Information shown -
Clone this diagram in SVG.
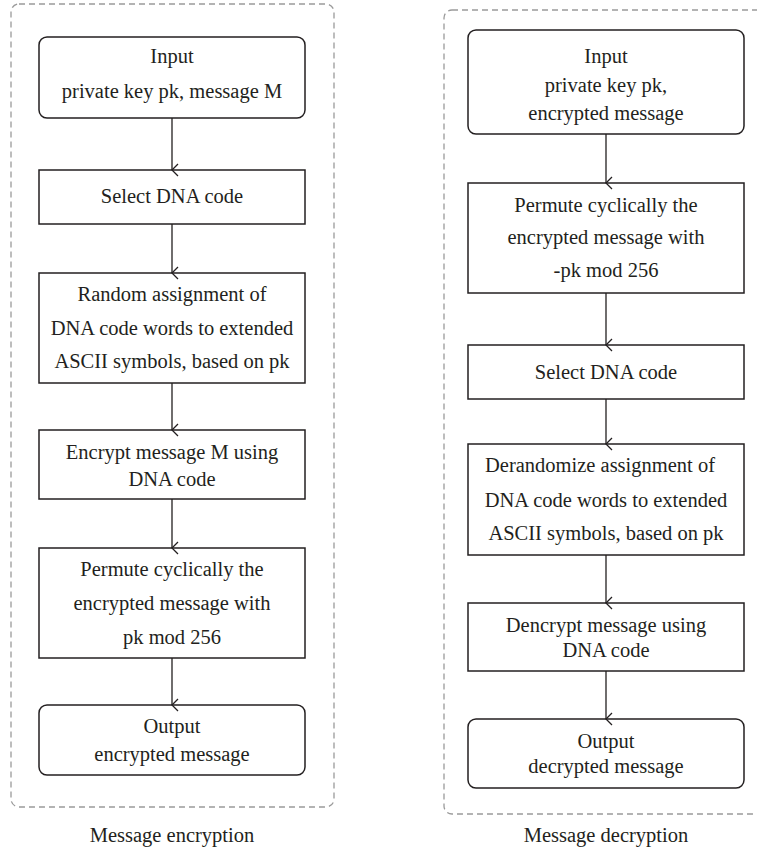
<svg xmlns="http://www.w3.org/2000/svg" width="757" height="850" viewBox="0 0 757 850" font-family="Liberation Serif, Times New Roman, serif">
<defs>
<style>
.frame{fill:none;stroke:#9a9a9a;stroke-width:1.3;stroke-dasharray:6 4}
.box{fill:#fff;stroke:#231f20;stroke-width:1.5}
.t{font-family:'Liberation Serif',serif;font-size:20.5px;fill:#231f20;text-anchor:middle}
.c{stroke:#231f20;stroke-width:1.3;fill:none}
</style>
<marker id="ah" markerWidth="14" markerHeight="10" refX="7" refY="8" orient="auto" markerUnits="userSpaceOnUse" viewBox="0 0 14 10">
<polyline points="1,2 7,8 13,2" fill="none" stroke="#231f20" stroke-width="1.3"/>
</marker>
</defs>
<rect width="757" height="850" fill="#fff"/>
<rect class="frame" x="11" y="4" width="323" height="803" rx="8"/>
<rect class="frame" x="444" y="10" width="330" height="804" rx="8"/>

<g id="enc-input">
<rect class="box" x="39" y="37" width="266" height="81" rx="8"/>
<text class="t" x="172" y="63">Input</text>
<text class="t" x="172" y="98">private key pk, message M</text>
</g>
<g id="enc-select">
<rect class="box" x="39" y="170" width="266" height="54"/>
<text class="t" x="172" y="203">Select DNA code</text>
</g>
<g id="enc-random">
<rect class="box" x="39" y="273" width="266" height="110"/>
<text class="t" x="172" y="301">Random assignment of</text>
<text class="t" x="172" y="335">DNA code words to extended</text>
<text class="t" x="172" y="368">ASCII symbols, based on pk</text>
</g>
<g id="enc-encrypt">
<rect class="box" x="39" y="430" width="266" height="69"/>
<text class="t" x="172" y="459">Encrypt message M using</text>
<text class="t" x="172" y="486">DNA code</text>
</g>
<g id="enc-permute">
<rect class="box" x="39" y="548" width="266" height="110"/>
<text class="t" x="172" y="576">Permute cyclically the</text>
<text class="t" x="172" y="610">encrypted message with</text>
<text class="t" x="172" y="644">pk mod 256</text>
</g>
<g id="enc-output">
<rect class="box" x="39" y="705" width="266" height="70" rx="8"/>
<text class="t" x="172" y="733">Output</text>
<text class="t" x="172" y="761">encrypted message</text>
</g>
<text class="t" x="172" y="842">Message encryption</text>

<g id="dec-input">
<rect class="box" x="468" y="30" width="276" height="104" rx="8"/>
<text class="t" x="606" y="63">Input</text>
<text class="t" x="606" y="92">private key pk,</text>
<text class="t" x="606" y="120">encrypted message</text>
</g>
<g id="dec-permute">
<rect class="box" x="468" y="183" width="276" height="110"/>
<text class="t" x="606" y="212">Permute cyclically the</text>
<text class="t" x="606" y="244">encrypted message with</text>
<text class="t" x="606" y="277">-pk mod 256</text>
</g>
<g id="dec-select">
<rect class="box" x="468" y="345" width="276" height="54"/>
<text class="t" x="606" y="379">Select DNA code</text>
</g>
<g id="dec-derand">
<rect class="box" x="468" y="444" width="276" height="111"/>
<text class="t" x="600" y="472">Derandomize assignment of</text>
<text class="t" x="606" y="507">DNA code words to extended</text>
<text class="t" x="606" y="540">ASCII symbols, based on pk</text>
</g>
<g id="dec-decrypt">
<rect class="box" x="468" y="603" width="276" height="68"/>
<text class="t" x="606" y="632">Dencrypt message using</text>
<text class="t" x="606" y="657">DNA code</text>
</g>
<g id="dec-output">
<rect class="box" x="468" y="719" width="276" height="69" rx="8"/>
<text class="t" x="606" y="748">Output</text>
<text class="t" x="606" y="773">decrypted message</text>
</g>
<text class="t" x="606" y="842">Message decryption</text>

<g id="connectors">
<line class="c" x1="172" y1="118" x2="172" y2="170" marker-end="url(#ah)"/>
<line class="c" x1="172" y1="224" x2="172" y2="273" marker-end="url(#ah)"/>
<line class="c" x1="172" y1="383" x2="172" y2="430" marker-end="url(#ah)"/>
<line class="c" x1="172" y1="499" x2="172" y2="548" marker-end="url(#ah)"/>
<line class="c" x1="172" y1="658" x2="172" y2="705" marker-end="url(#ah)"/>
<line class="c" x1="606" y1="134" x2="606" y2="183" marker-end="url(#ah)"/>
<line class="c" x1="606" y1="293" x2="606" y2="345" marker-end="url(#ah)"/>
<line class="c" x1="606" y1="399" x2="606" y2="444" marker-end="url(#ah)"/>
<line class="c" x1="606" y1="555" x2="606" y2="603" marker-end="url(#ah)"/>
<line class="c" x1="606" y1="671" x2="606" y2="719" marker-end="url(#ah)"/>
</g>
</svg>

Request - Go through the material above and print all of it exactly, except the pictures.

Response to the task -
Clone this diagram in SVG.
<svg xmlns="http://www.w3.org/2000/svg" width="757" height="850" viewBox="0 0 757 850" font-family="Liberation Serif, Times New Roman, serif">
<defs>
<style>
.frame{fill:none;stroke:#9a9a9a;stroke-width:1.3;stroke-dasharray:6 4}
.box{fill:#fff;stroke:#231f20;stroke-width:1.5}
.t{font-family:'Liberation Serif',serif;font-size:20.5px;fill:#231f20;text-anchor:middle}
.c{stroke:#231f20;stroke-width:1.3;fill:none}
</style>
<marker id="ah" markerWidth="14" markerHeight="10" refX="7" refY="8" orient="auto" markerUnits="userSpaceOnUse" viewBox="0 0 14 10">
<polyline points="1,2 7,8 13,2" fill="none" stroke="#231f20" stroke-width="1.3"/>
</marker>
</defs>
<rect width="757" height="850" fill="#fff"/>
<rect class="frame" x="11" y="4" width="323" height="803" rx="8"/>
<rect class="frame" x="444" y="10" width="330" height="804" rx="8"/>

<g id="enc-input">
<rect class="box" x="39" y="37" width="266" height="81" rx="8"/>
<text class="t" x="172" y="63">Input</text>
<text class="t" x="172" y="98">private key pk, message M</text>
</g>
<g id="enc-select">
<rect class="box" x="39" y="170" width="266" height="54"/>
<text class="t" x="172" y="203">Select DNA code</text>
</g>
<g id="enc-random">
<rect class="box" x="39" y="273" width="266" height="110"/>
<text class="t" x="172" y="301">Random assignment of</text>
<text class="t" x="172" y="335">DNA code words to extended</text>
<text class="t" x="172" y="368">ASCII symbols, based on pk</text>
</g>
<g id="enc-encrypt">
<rect class="box" x="39" y="430" width="266" height="69"/>
<text class="t" x="172" y="459">Encrypt message M using</text>
<text class="t" x="172" y="486">DNA code</text>
</g>
<g id="enc-permute">
<rect class="box" x="39" y="548" width="266" height="110"/>
<text class="t" x="172" y="576">Permute cyclically the</text>
<text class="t" x="172" y="610">encrypted message with</text>
<text class="t" x="172" y="644">pk mod 256</text>
</g>
<g id="enc-output">
<rect class="box" x="39" y="705" width="266" height="70" rx="8"/>
<text class="t" x="172" y="733">Output</text>
<text class="t" x="172" y="761">encrypted message</text>
</g>
<text class="t" x="172" y="842">Message encryption</text>

<g id="dec-input">
<rect class="box" x="468" y="30" width="276" height="104" rx="8"/>
<text class="t" x="606" y="63">Input</text>
<text class="t" x="606" y="92">private key pk,</text>
<text class="t" x="606" y="120">encrypted message</text>
</g>
<g id="dec-permute">
<rect class="box" x="468" y="183" width="276" height="110"/>
<text class="t" x="606" y="212">Permute cyclically the</text>
<text class="t" x="606" y="244">encrypted message with</text>
<text class="t" x="606" y="277">-pk mod 256</text>
</g>
<g id="dec-select">
<rect class="box" x="468" y="345" width="276" height="54"/>
<text class="t" x="606" y="379">Select DNA code</text>
</g>
<g id="dec-derand">
<rect class="box" x="468" y="444" width="276" height="111"/>
<text class="t" x="600" y="472">Derandomize assignment of</text>
<text class="t" x="606" y="507">DNA code words to extended</text>
<text class="t" x="606" y="540">ASCII symbols, based on pk</text>
</g>
<g id="dec-decrypt">
<rect class="box" x="468" y="603" width="276" height="68"/>
<text class="t" x="606" y="632">Dencrypt message using</text>
<text class="t" x="606" y="657">DNA code</text>
</g>
<g id="dec-output">
<rect class="box" x="468" y="719" width="276" height="69" rx="8"/>
<text class="t" x="606" y="748">Output</text>
<text class="t" x="606" y="773">decrypted message</text>
</g>
<text class="t" x="606" y="842">Message decryption</text>

<g id="connectors">
<line class="c" x1="172" y1="118" x2="172" y2="170" marker-end="url(#ah)"/>
<line class="c" x1="172" y1="224" x2="172" y2="273" marker-end="url(#ah)"/>
<line class="c" x1="172" y1="383" x2="172" y2="430" marker-end="url(#ah)"/>
<line class="c" x1="172" y1="499" x2="172" y2="548" marker-end="url(#ah)"/>
<line class="c" x1="172" y1="658" x2="172" y2="705" marker-end="url(#ah)"/>
<line class="c" x1="606" y1="134" x2="606" y2="183" marker-end="url(#ah)"/>
<line class="c" x1="606" y1="293" x2="606" y2="345" marker-end="url(#ah)"/>
<line class="c" x1="606" y1="399" x2="606" y2="444" marker-end="url(#ah)"/>
<line class="c" x1="606" y1="555" x2="606" y2="603" marker-end="url(#ah)"/>
<line class="c" x1="606" y1="671" x2="606" y2="719" marker-end="url(#ah)"/>
</g>
</svg>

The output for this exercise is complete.